Thursday, September 08, 2011

WSJ: Facebook doubles revenue in year's first half

From a Wall Street Journal story today:

Continuing its rapid pace of growth, the social network doubled its revenue to $1.6 billion in the first half of 2011 from about $800 million a year earlier, a person familiar with the matter told the WSJ.

Facebook's improving financial performance comes as speculation has swirled over its plans for an initial public offering. The revenue figures for privately held Facebook were earlier reported by Reuters, the WSJ says.

Gannett's revenue during the first half fell 2.9%, to $2.6 billion. Newspaper and other publishing advertising fell 6.9%, to $1.2 billion.

Related: Yahoo fired CEO Carol Bartz on Tuesday because she wasn't meeting 2011 performance goals, the WSJ says. Gannett and Yahoo are in the second year of an ad-sales partnership.

1 comment:

  1. Media Post had a great article on media winners and losers today. While online was the clear winner, the article addresses the decline of newspapers. In short, since 2005, newspapers have lost nearly 50% of their revenues. That's almost $24 billion dollars in only 5 years. So $24 billion dollars that paid for enterprise reporting, photographers, journalists, pressman and marketers is gone. And so are those jobs.

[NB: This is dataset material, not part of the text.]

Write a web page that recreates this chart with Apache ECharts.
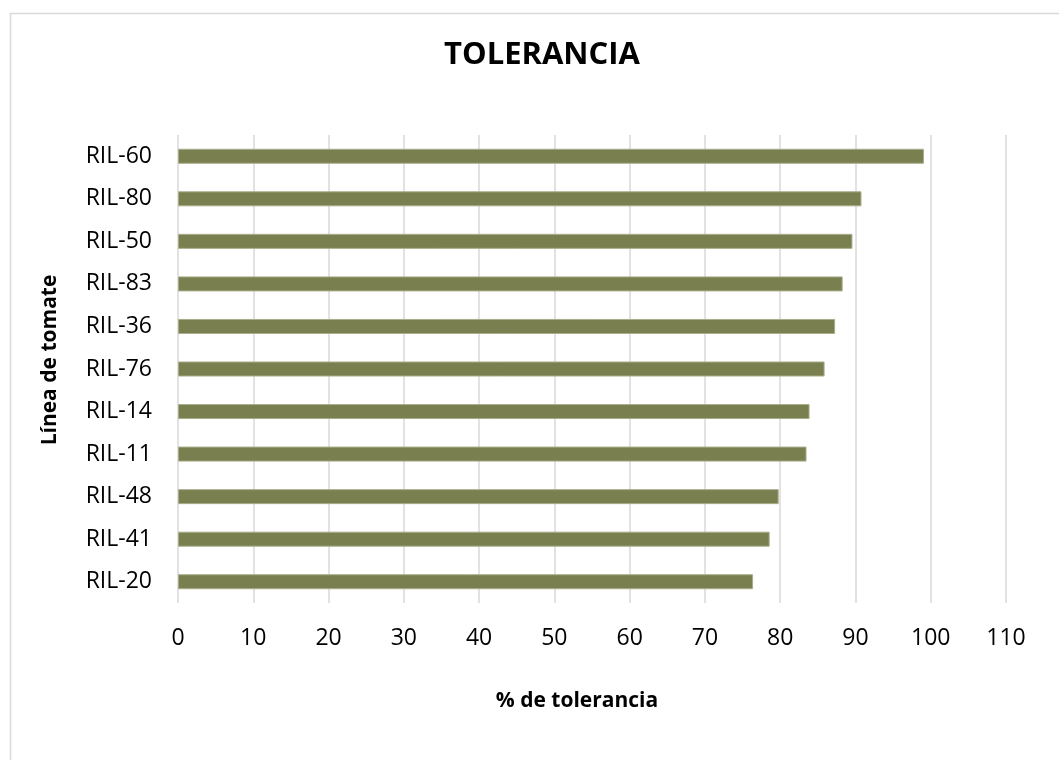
<!DOCTYPE html>
<html><head><meta charset="utf-8">
<script src="https://cdn.jsdelivr.net/npm/echarts@6/dist/echarts.min.js"></script>
<style>html,body{margin:0;padding:0;background:#fff}#c{width:1059px;height:760px}</style>
</head><body><div id="c"></div>
<script>
const categories = ['RIL-60','RIL-80','RIL-50','RIL-83','RIL-36','RIL-76','RIL-14','RIL-11','RIL-48','RIL-41','RIL-20'];
const tolerance = [99.1, 90.8, 89.6, 88.3, 87.3, 85.9, 83.9, 83.5, 79.8, 78.6, 76.4];
const title = 'TOLERANCIA';
const xName = '% de tolerancia';
const yName = 'Línea de tomate';
const FONT = '"Open Sans", sans-serif';

const chart = echarts.init(document.getElementById('c'));
chart.setOption({
  backgroundColor: '#fff',
  animation: false,
  title: { text: title, left: 537, top: 35, textAlign: 'center',
    textStyle: { fontFamily: FONT, fontSize: 31, fontWeight: 'bold', color: '#000' } },
  grid: { left: 178, right: 53, top: 135, bottom: 157, containLabel: false },
  xAxis: {
    type: 'value', min: 0, max: 110, interval: 10,
    axisLine: { show: false }, axisTick: { show: false },
    axisLabel: { fontFamily: FONT, fontSize: 23, color: '#000', margin: 24 },
    splitLine: { show: true, lineStyle: { color: '#d9d9d9', width: 1.5 } }
  },
  yAxis: {
    type: 'category', data: categories, inverse: true,
    axisLine: { show: false }, axisTick: { show: false },
    axisLabel: { fontFamily: FONT, fontSize: 23, color: '#000', margin: 26 }
  },
  series: [{
    type: 'bar', data: tolerance, barWidth: 15,
    itemStyle: { color: '#7a7f4f', borderColor: '#a9ad8a', borderWidth: 1 }
  }],
  graphic: [
    { type: 'rect', left: 8, top: 11, shape: { width: 1100, height: 800 },
      style: { fill: 'none', stroke: '#d9d9d9', lineWidth: 1.5 }, silent: true },
    { type: 'text', x: 577, y: 701, style: { text: xName, fontFamily: FONT, fontSize: 21, fontWeight: 'bold',
      fill: '#000', textAlign: 'center', textVerticalAlign: 'middle' } },
    { type: 'text', x: 50, y: 360, rotation: Math.PI / 2, style: { text: yName, fontFamily: FONT, fontSize: 21,
      fontWeight: 'bold', fill: '#000', textAlign: 'center', textVerticalAlign: 'middle' } }
  ]
});
</script></body></html>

    Some other revenue details mentioned include:
    Real estate revenues tumbled from $5.2 billion in 2006 (the peak of the bubble) to $1.1 billion in 2010, with little recovery hopes. In the first half of 2011, real estate classified revenues have declined another 19.8% from $520 million to $420 million.

    Automotive classified revenues peaked at $5.2 billion in 2003, but then declined steadily to $3.3 billion in 2007 before plunging to $1.24 billion in 2010. And once again, continuing weakness in car sales holds out little hope of a turnaround in this category. From $587.5 million in the first half of 2010, total automotive classified revenues dropped 9% to $534.7 million in the first half of this year.

    Recruitment revenues have also dried up. After peaking at $8.7 billion in 2000, they stood at $756 million in 2010.

    And while newspapers do have successful websites, online ad revenues remain a relatively small part of total newspaper advertising. In the first half of 2011, total digital revenues of $1.61 billion represented just 13.9% of total ad newspaper ad revenues of $11.55 billion.

    Even if Gannett were a well run company with integrity, there would have to be massive layoffs. Considering that it is neither please begin to consider your life after newspapers. Advertisers will continue to find cheaper competitive alternatives for newspapers and the current business model cannot be sustained long term.